What They Are and What You Need to Know About Them
In Hawaii an encroachment occurs when there is an unauthorized intrusion of a fence, wall, or cement from one property into another separately owned real estate. Encroachments happen because back in the old day’s people just eyeballed the property lines. With today’s modern technology such intrusions are commonly found prior to a sale of real estate.
Purchase Contracts generally obligate surveys be done and paid for by seller prior to closing, and most lenders require such surveys. If any encroachments are found the selling party is normally required to obtain an “encroachment agreement” with the neighboring landowner.
Due to the numerous encroachments that were discovered, the Hawaii legislature made it so that certain “de minimis” discrepancies are not legally considered encroachments and so encroachment agreements are not necessary. For encroachments that exceed the “de minimis” standards the buyer and their lender will require encroachment agreements from the seller and the neighboring landowner.

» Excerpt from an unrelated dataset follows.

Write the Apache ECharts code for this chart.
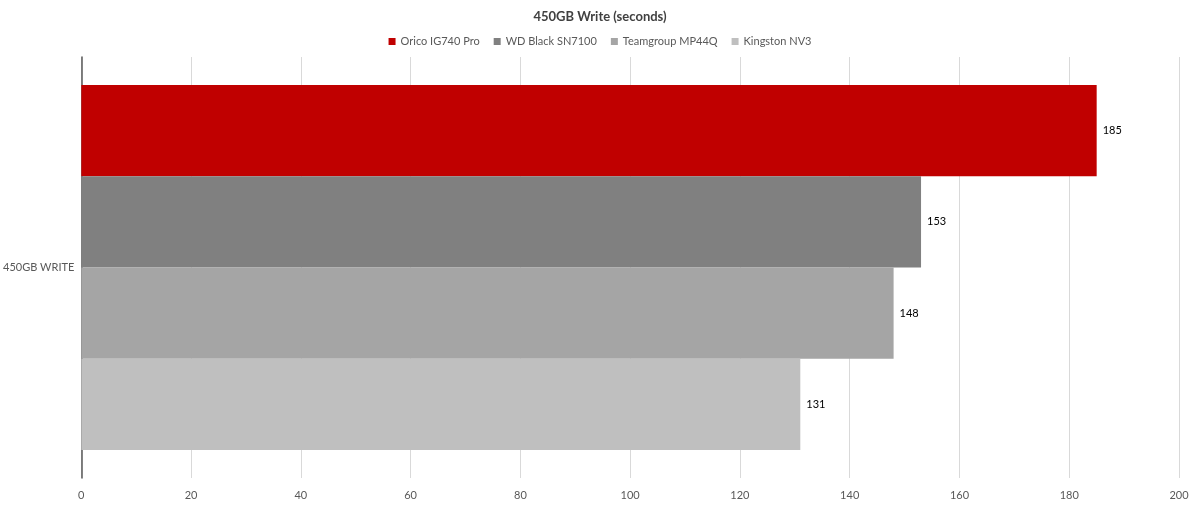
<!DOCTYPE html>
<html><head><meta charset="utf-8">
<script src="https://cdn.jsdelivr.net/npm/echarts@6/dist/echarts.min.js"></script>
<style>html,body{margin:0;padding:0;background:#fff}#c{width:1200px;height:509px}</style>
</head><body><div id="c"></div>
<script>
const categories = ['450GB WRITE'];
const seriesNames = ['Orico IG740 Pro', 'WD Black SN7100', 'Teamgroup MP44Q', 'Kingston NV3'];
const seriesValues = [[185], [153], [148], [131]];
const seriesColors = ['#C00000', '#808080', '#A5A5A5', '#BFBFBF'];
const xTicks = { min: 0, max: 200, interval: 20 };
const font = 'Lato, "Open Sans", sans-serif';

const chart = echarts.init(document.getElementById('c'));
chart.setOption({
  animation: false,
  title: { text: '450GB Write (seconds)', left: 'center', top: 5,
    textStyle: { fontFamily: font, fontSize: 13, fontWeight: 'bold', color: '#404040' } },
  legend: { top: 31, left: 'center', itemWidth: 7, itemHeight: 7, itemGap: 14, icon: 'rect',
    textStyle: { fontFamily: font, fontSize: 11, color: '#595959' },
    data: seriesNames },
  grid: { left: 78, right: 21, top: 57, bottom: 31, containLabel: false },
  xAxis: { type: 'value', min: xTicks.min, max: xTicks.max, interval: xTicks.interval,
    axisLine: { show: false }, axisTick: { show: false },
    splitLine: { lineStyle: { color: '#D9D9D9', width: 1 } },
    axisLabel: { fontFamily: font, fontSize: 11, color: '#595959', margin: 12 } },
  yAxis: { type: 'category', data: categories, inverse: true,
    axisLine: { show: true, lineStyle: { color: '#595959', width: 1.5 } },
    axisTick: { show: false },
    axisLabel: { fontFamily: font, fontSize: 11, color: '#595959', margin: 7 } },
  series: seriesNames.map((n, i) => ({
    name: n, type: 'bar', data: seriesValues[i],
    barGap: '0%', barWidth: 91.3,
    itemStyle: { color: seriesColors[i] },
    label: { show: true, position: 'right', distance: 6, fontFamily: font, fontSize: 11, color: '#000' }
  }))
});
</script></body></html>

The seller of the real estate must then contact the neighboring landowner and see if the neighboring landowner will agree to sign an encroachment agreement. Such a document identifies the landowners, attaches the survey and identifies the specific encroachment.
The parties then agree that the encroachment may remain in place as long as the party that is encroaching is responsible for maintenance, does not make a claim to the neighboring lot, and agrees to rebuild on their own lot if the structure is substantially damaged or destroyed. The document is notarized and then recorded against both properties and binds their heirs, devisees, personal representatives and assigns. As a result, when the buyer sells the property in the future this issue will already have been dealt with and should not pop up later on.
Thus, there is good reason to remain neighborly with adjoining landowners. For a lot of people bad relations with their neighbors leads to a refusal by the neighbor to sign an encroachment agreement. A corollary of this is some grandparents may want to deal with encroachments now, prior to transferring their family property to their children and grandchildren, especially if the family property has not changed hands in over 30 years and so a survey was never done on the property.
When you gift Hawaii real estate normally surveys are not conducted and so you are just passing along the problem to the next generation to deal with when the grandparents are in the best position to obtain the encroachment and can identify who built what.